- [Requirements]
Print exactly the lines running from the one that holds "Reproduce this chart with Plotly." through the one that holds "return (H - b - yp) / ph", please, and leave the pictures out.

- [Records to process]
↓

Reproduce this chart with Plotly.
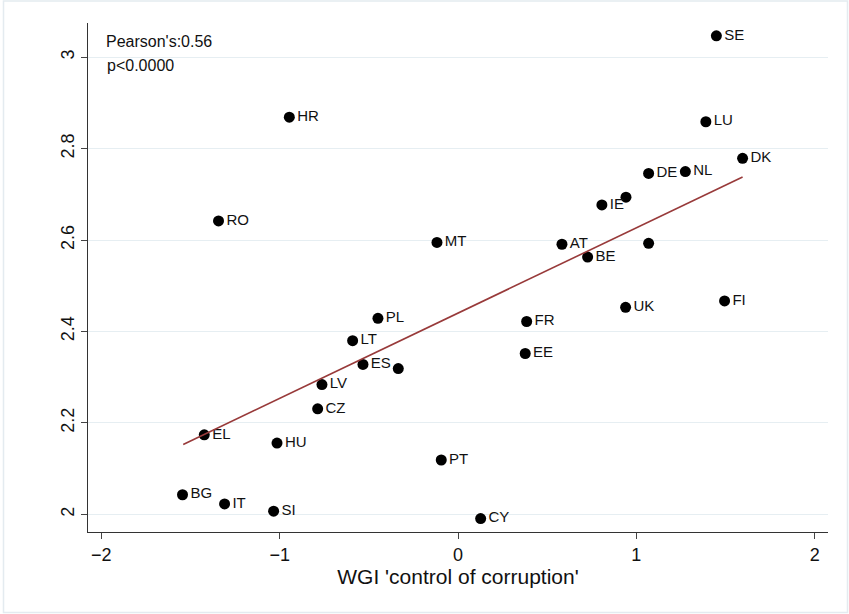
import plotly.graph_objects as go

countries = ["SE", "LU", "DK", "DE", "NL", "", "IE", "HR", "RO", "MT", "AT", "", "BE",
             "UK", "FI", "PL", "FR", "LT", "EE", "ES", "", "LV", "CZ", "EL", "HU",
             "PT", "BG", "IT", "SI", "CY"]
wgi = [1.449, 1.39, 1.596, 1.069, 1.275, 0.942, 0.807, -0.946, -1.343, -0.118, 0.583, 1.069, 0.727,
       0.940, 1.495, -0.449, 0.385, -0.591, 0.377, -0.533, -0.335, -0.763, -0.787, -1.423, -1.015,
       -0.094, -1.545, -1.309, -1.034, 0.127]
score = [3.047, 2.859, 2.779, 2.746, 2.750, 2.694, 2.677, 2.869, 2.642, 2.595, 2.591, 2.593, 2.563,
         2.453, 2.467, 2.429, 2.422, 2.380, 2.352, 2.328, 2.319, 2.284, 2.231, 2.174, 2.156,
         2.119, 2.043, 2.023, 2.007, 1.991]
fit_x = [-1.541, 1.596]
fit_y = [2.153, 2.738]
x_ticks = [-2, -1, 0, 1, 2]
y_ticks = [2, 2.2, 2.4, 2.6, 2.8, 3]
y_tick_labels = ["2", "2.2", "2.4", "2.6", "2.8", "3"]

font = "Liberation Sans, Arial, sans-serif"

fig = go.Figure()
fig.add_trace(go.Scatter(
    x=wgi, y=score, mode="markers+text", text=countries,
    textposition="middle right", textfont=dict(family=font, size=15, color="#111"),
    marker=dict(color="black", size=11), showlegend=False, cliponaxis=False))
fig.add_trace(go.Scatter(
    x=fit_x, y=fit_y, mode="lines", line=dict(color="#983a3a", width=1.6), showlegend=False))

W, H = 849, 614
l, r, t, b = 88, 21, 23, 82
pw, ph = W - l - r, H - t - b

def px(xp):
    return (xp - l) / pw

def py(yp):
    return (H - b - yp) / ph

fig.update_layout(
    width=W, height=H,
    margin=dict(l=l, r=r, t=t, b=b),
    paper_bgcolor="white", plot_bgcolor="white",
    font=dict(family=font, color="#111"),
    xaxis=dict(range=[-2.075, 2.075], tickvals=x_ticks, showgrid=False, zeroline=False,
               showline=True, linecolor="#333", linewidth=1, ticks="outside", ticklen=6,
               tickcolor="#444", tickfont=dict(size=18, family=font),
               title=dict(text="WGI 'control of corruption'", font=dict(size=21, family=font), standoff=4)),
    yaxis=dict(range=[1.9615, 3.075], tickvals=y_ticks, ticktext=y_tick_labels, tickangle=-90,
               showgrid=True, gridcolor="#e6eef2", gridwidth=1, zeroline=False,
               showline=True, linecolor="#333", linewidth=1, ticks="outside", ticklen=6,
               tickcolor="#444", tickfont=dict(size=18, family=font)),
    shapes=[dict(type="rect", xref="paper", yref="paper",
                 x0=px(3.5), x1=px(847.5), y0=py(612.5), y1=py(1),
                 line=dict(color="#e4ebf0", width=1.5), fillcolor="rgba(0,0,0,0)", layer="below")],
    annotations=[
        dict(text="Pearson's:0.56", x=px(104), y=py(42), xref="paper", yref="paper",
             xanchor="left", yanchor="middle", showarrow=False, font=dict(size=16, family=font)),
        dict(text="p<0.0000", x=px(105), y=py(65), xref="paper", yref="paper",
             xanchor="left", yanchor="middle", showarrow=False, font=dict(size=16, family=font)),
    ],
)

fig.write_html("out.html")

↑
↓

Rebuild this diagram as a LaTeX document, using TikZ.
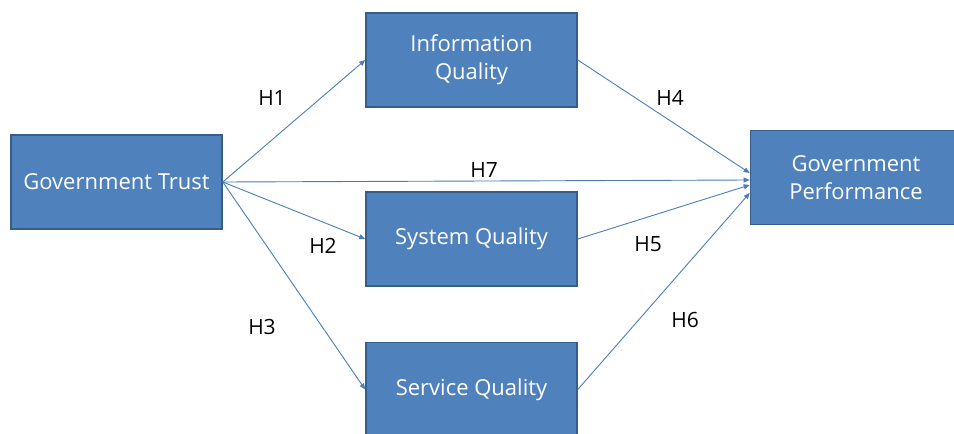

↑

- [Reply to the task]
Reproduce this chart with Plotly.
import plotly.graph_objects as go

countries = ["SE", "LU", "DK", "DE", "NL", "", "IE", "HR", "RO", "MT", "AT", "", "BE",
             "UK", "FI", "PL", "FR", "LT", "EE", "ES", "", "LV", "CZ", "EL", "HU",
             "PT", "BG", "IT", "SI", "CY"]
wgi = [1.449, 1.39, 1.596, 1.069, 1.275, 0.942, 0.807, -0.946, -1.343, -0.118, 0.583, 1.069, 0.727,
       0.940, 1.495, -0.449, 0.385, -0.591, 0.377, -0.533, -0.335, -0.763, -0.787, -1.423, -1.015,
       -0.094, -1.545, -1.309, -1.034, 0.127]
score = [3.047, 2.859, 2.779, 2.746, 2.750, 2.694, 2.677, 2.869, 2.642, 2.595, 2.591, 2.593, 2.563,
         2.453, 2.467, 2.429, 2.422, 2.380, 2.352, 2.328, 2.319, 2.284, 2.231, 2.174, 2.156,
         2.119, 2.043, 2.023, 2.007, 1.991]
fit_x = [-1.541, 1.596]
fit_y = [2.153, 2.738]
x_ticks = [-2, -1, 0, 1, 2]
y_ticks = [2, 2.2, 2.4, 2.6, 2.8, 3]
y_tick_labels = ["2", "2.2", "2.4", "2.6", "2.8", "3"]

font = "Liberation Sans, Arial, sans-serif"

fig = go.Figure()
fig.add_trace(go.Scatter(
    x=wgi, y=score, mode="markers+text", text=countries,
    textposition="middle right", textfont=dict(family=font, size=15, color="#111"),
    marker=dict(color="black", size=11), showlegend=False, cliponaxis=False))
fig.add_trace(go.Scatter(
    x=fit_x, y=fit_y, mode="lines", line=dict(color="#983a3a", width=1.6), showlegend=False))

W, H = 849, 614
l, r, t, b = 88, 21, 23, 82
pw, ph = W - l - r, H - t - b

def px(xp):
    return (xp - l) / pw

def py(yp):
    return (H - b - yp) / ph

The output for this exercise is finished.